Non-interest income increased by $94,000, or 6.2%, to $1,611,000 for the first three months of 2011 compared to the same three months of 2010. Service charges on deposit accounts decreased by $34,000, or 3.7%, and secondary market mortgage income remained relatively unchanged at $88,000 in 2011 compared to $89,000 in the first three months of 2010. These decreases were more than offset by a $109,000, or 32.1%, increase in electronic banking income (income from debit/credit cards, ATM fees and internet banking charges) and a $20,000 increase in other non-interest income. Electronic banking income increased largely due to continued increases in Premier s deposit customer base and customers greater propensity to use electronic means to conduct their banking business. Premier s conversion to a more modern banking software system in 2005 has allowed Premier to offer more electronic banking services and made it easier for customers to conduct their banking electronically.
Non-interest expenses for the first quarter of 2011 totaled $9,307,000, or 3.18% of average assets on an annualized basis, compared to $8,510,000, or 3.16% of average assets for the same period of 2010. The $797,000 increase in non-interest expenses in 2011 when compared to the first quarter of 2010 is largely due to $379,000 of conversion expenses incurred during 2011, as Premier is changing its operating and customer delivery systems to a more unified platform to be completed in the third quarter of 2011. Also contributing to the increase in non-interest expenses in 2011 was a $198,000, or 19.6%, increase in data processing expenses, a $97,000, or 8.5%, increase in occupancy and equipment expenses, a $53,000, or 11.6% increase in FDIC insurance expense, a $92,000 increase in loan collection expenses, a $35,000 increase in professional fees and a $67,000 increase in core deposit amortization expense. Data processing expense has increased due to higher rates charged by Premier s data providers and an increase in the number accounts processed. Occupancy and equipment expense increased largely due to $81,000 in gains on the sale of three buildings in the first quarter of 2010 which served to reduce the reported expense for that period. FDIC insurance expense increased largely due to an increase in the assessed deposit base, resulting in part from the four branches acquired in the third quarter of 2010, while core deposit amortization expense increased due to the core deposit intangible assets associated with the same branch purchase in 2010. These expense increases were partially offset by a $40,000, or 1.0%, decrease in staff costs, a $63,000, or 24.6%, decrease in non-income based taxes, and a $71,000, or 45.8%, decrease in other real estate owned expenses.

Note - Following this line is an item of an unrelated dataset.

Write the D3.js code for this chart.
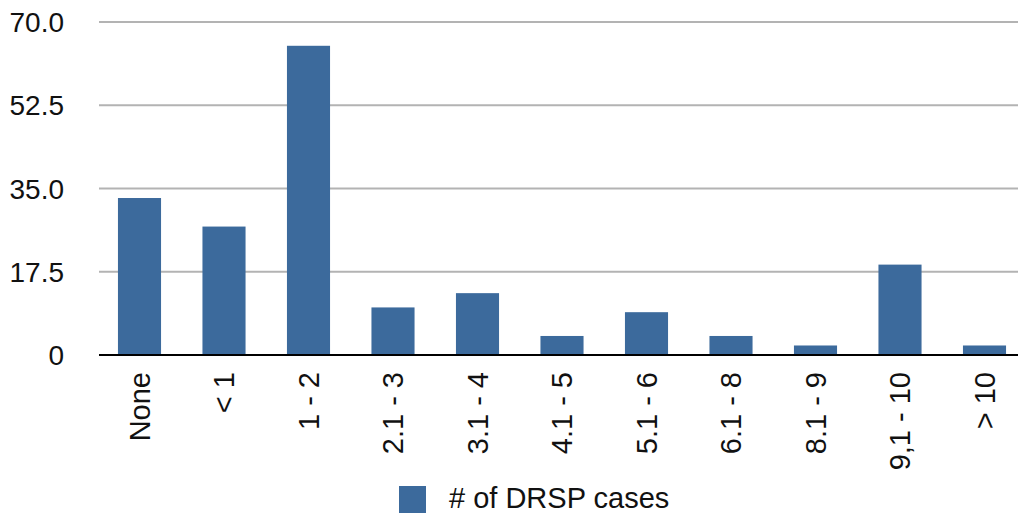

Total assets at March 31, 2011 increased by $3.8 million to just over $1.187 billion from the $1.183 billion at December 31, 2010. Likewise, earning assets increased by $3.7 million from the $1.092 billion at year-end 2010 to end the quarter at $1.096 billion. The increase in earning assets was largely due to an increase in securities available for sale partially offset by a decrease in total loans outstanding (see below).
Cash and due from banks at March 31, 2011 was $23.3 million, a $3.3 million increase from the $20.0 million at December 31, 2010. Interest bearing bank balances decreased by $2.9 million from the $78.6 million reported at December 31, 2010. While federal funds sold decreased by $5.8 million to $17.8 million at March 31, 2011. Changes in these highly liquid assets are generally in response to increases in deposits, the demand for deposit withdrawals or the funding of loans or investment purchases and are part of Premier s management of its liquidity and interest rate risks. The decrease in interest bearing bank balances plus the decrease in federal funds sold during the first three months of 2011 was largely in response to fund an increase in securities available for sale during that time.
Deposits totaled $996.4 million as of March 31, 2011, an $11.1 million increase from the $985.3 million in deposits at December 31, 2010. The overall increase in deposits is largely due to a $12.0 million increase in non-interest bearing deposits. Interest bearing time deposits $100,000 and over decreased by $4.8 million during the first quarter of 2011. This decrease was partially offset by a $3.9 million increase in all other interest bearing deposits. Contrary to the growth in total deposits, repurchase agreements with corporate and public entity customers decreased in the first quarter of 2011, declining by $7.2 million to $22.5 million as of March 31, 2011.